I confess I am afraid of being disappointed in God. I fear that he won’t answer my hundreds, perhaps even thousands of prayers for redemption. I realize from the Israelites, to Job, to David, to even Christ himself that scripture holds numerous accounts of disappointment in God. Yet, what happens in ten or twenty years if the situation doesn’t change? Will I grow bitter or resentful, unable to believe in the sovereignty of God? The space between expectation and outcome is filled with uncertainty.


As a Christian I look to the Gospels for evidence of a Messiah who heals the leper and calms the storm. But the reality is Jesus is not physically here. He cannot reach out and touch me on the days when it feels like I am out of options and all hope is lost. This week marks the beginning of Lent for the liturgical church. Instead of going towards social media, chocolate, or alcohol for relief we are asked to sit in our own unmet desires. During this season we are reminded that Jesus endured forty days in the wilderness. The Son of Man understands deep hunger and thirst. He chose to enter into the human condition and faced darkness head on. When all seemed lost redemption still came, but it was through the hand of God and not our own.

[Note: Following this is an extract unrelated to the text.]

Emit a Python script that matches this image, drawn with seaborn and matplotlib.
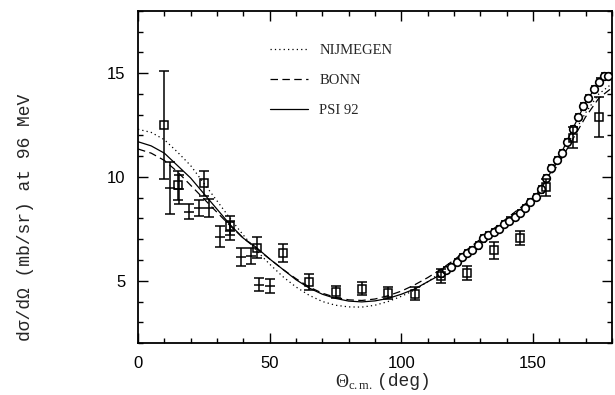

This year as I observe Lent I do so with uncertainty. I don’t know if God will meet me, if Easter is at the end of the 40 days. However, I know that remembrance is not enough. I want to be like Christ who walks straight towards the wilderness and eventually into his own death. The mystery of our faith is, “Christ has died, Christ has risen, Christ will come again.” No, Jesus is not physically with me but as one my pastors often states, “He is seated at the right hand of the Father actively interceding on my behalf.” I am not sure what that practically even looks like but I want to believe the Emmanuel who was crucified, died, and rose again does. Instead of fearing the disappointment that God may not grant me the desires of my heart I want to believe in hope. A hope that is greater than what I can’t seem to push through.


“But those who hope in the Lord will renew their strength. They will soar on wings like eagles; they will run and not grow weary, they will walk and not be faint.”